M. Faucher: Nous croyons que ce serait impossible, à
très court terme en tout cas, de procéder à l'embauche de
personnes en exigeant qu'elles aient au préalable une formation
pédagogique relativement solide puisque ça ne fait pas partie de
la formation d'enseignant actuellement au niveau universitaire. (21 h 30)

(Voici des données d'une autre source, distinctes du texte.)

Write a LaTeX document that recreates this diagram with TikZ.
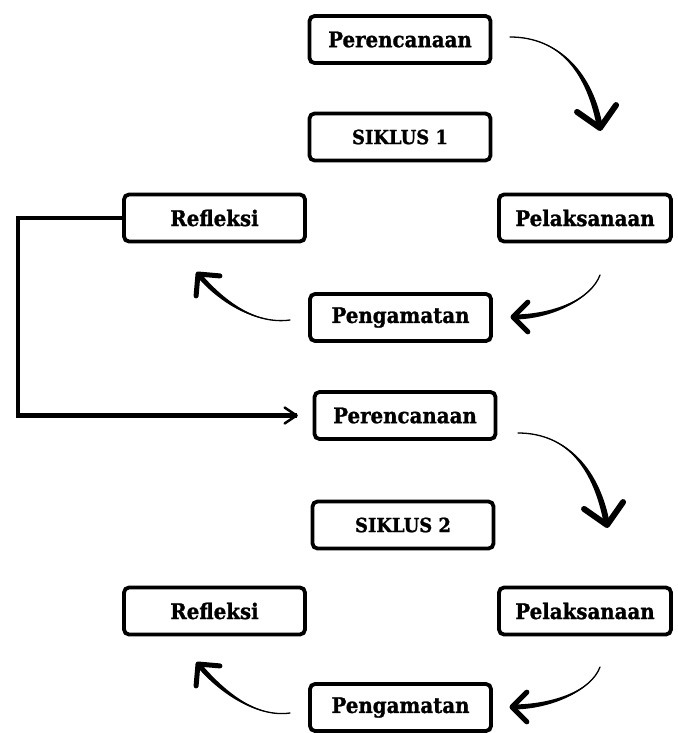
\documentclass[tikz,border=0pt]{standalone}
\usepackage{fontspec}
\setmainfont{DejaVu Serif}[FakeStretch=0.92, BoldFeatures={FakeBold=1.2}]
\usetikzlibrary{calc}
\tikzset{
  box/.style={draw, line width=3.8pt, rounded corners=5pt, minimum width=181pt,
    minimum height=47pt, inner sep=0pt, font=\bfseries\fontsize{21.5}{24}\selectfont},
  sbox/.style={box, font=\bfseries\fontsize{19.5}{22}\selectfont},
  wbox/.style={box, minimum width=172pt},
}
% #1 start, #2 end, #3 out angle, #4 in angle, #5 d1, #6 d2, #7 end width, #8 head arm length
\newcommand{\taparrow}[8]{%
  \fill (#1) .. controls ($(#1)+(#3:#5)$) and ($(#2)+(#4:#6)+({#4+90}:#7/2)$) ..
    ($(#2)+({#4+90}:#7/2)$) -- ($(#2)+({#4-90}:#7/2)$) ..
    controls ($(#2)+(#4:#6)+({#4-90}:#7/2)$) and ($(#1)+(#3:#5)$) .. (#1) -- cycle;
  \draw[line width=1.3pt, line cap=round] (#1) .. controls ($(#1)+(#3:#5)$) and ($(#2)+(#4:#6)$) .. (#2);
  \draw[line width=#7pt, line cap=round, line join=round]
    ($(#2)+({#4+45}:#8)$) -- (#2) -- ($(#2)+({#4-45}:#8)$);
}
\begin{document}
\begin{tikzpicture}[x=1pt,y=1pt]
\useasboundingbox[fill=white] (0,0) rectangle (677,-733);
% cycle 1
\node[box]  (P1) at (400,-39.5) {Perencanaan};
\node[sbox] (S1) at (400,-137) {SIKLUS 1};
\node[box]  (R1) at (214.5,-218) {Refleksi};
\node[wbox] (L1) at (585,-218) {Pelaksanaan};
\node[box]  (G1) at (400.5,-317.5) {Pengamatan};
% cycle 2
\node[box]  (P2) at (405,-415.5) {Perencanaan};
\node[sbox] (S2) at (403,-525) {SIKLUS 2};
\node[box]  (R2) at (214.5,-611) {Refleksi};
\node[wbox] (L2) at (585,-611) {Pelaksanaan};
\node[box]  (G2) at (400.5,-707.5) {Pengamatan};
% arrow end points
\coordinate (a1s) at (510,-37);  \coordinate (a1e) at (600,-128);
\coordinate (b1s) at (600,-275); \coordinate (b1e) at (513,-317);
\coordinate (c1s) at (290,-320); \coordinate (c1e) at (198,-274);
\coordinate (a2s) at (518,-433); \coordinate (a2e) at (607,-525);
\coordinate (b2s) at (600,-667); \coordinate (b2e) at (512,-707);
\coordinate (c2s) at (290,-713); \coordinate (c2e) at (198,-664);
\taparrow{a1s}{a1e}{0}{100}{50}{55}{6}{28}
\taparrow{b1s}{b1e}{-110}{0}{25}{40}{5}{21}
\taparrow{c1s}{c1e}{188}{-50}{35}{35}{5}{22}
\taparrow{a2s}{a2e}{0}{100}{50}{55}{6}{28}
\taparrow{b2s}{b2e}{-110}{0}{25}{40}{5}{21}
\taparrow{c2s}{c2e}{188}{-50}{35}{35}{5}{22}
% elbow connector
\coordinate (elb) at (18,-218);
\draw[line width=4.5pt] (R1.west) -- (elb) |- ($(P2.west)+(-16,0)$);
\draw[line width=2.5pt, line cap=round, line join=round]
  ($(P2.west)+(-28,8)$) -- ($(P2.west)+(-16,0)$) -- ($(P2.west)+(-28,-8)$);
\end{tikzpicture}
\end{document}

D'autre part, ça peut être fait avant ou ça peut
être fait en cours d'emploi. L'impression que l'on a, c'est qu'à
court terme, en tout cas, ce sera probablement en cours d'emploi que ce sera
fait. Sauf que ça peut s'accompagner plus que de mesures incitatives;
les collèges pourraient décider que, désormais,
après quelques années, les enseignants devront avoir acquis un
minimum de formation pédagogique, qu'ils l'aient acquise en cours
d'emploi ou qu'ils l'aient acquise avant. Mais nous sommes très
favorables à l'inclusion de mesures très incitatives en ce sens,
si je peux employer cet euphémisme.
La Présidente (Mme Hovington): Merci. M. le
député d'Abitibi-Ouest.
M. Gendron: Oui. Je voudrais ce soir saluer les gens de
l'Association québécoise de pédagogie collégiale,
M. Faucher et ses partenaires. C'est intéressant d'avoir un groupe qui,
plus particulièrement, a une réflexion et une certaine expertise
dans le domaine pédagogique au niveau collégial,
sincèrement. On voit également le ton de votre mémoire
dans ce sens-là.
Moi, avant d'aller plus loin, j'aimerais en savoir un peu plus, parce
que, je vous le dis comme je le pense, je ne suis pas vraiment familier avec
votre Association. J'aimerais ça avoir quelques phrases d'explication.
Vous regroupez combien de membres? Mais c'est qui exactement qui fait partie de
l'Association québécoise de pédagogie
collégiale?
M. Saint-Cyr: Ça a varié avec les années,
mais ça varie entre 300 et 450, conjoncture économique et
organisation de colloques à protocole d'inscription variable aidant.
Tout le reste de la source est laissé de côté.